Charge of $10 million for Bottling Investments. This net charge was primarily attributable to the Company’s proportionate
share of transaction costs recorded by CCE, which was partially offset by our proportionate share of a foreign currency
remeasurement gain recorded by an equity method investee. The components of the net charge were individually
insignificant. Refer to Note 17.
Gain of $23 million for Corporate due to the sale of 50 percent of our investment in Le˜
ao Junior. Refer to Note 2 and
Note 17.
A net tax charge of $13 million related to amounts required to be recorded for changes to our uncertain tax positions,
including interest and penalties. Refer to Note 14.

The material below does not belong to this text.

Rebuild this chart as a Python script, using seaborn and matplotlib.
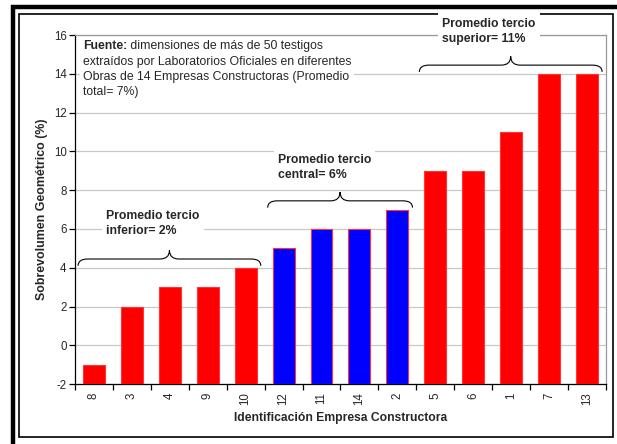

In the fourth quarter of 2010, the Company recorded the following transactions which impacted results:
Charges of $3 million for Eurasia and Africa, $7 million for Europe, $125 million for North America, $9 million for Pacific,
$66 million for Bottling Investments and $335 million for Corporate, primarily due to the Company’s productivity,
integration and restructuring initiatives, charitable donations, transaction costs incurred in connection with our acquisition
of CCE’s North American business and the sale of our Norwegian and Swedish bottling operations to New CCE and other
charges related to bottling activities in Eurasia. Refer to Note 17 and Note 18.
Benefit of $4,978 million for Corporate due to the remeasurement of our equity investment in CCE to fair value upon the
close of the transaction. Refer to Note 2 and Note 17.
Gain of $597 million for Corporate due to the sale of our Norwegian and Swedish bottling operations to New CCE. Refer
to Note 2 and Note 17.
Charge of $342 million for Corporate related to the premiums paid to repurchase certain long-term debt and the costs
associated with the settlement of treasury rate locks issued in connection with the debt tender offer. Refer to Note 10.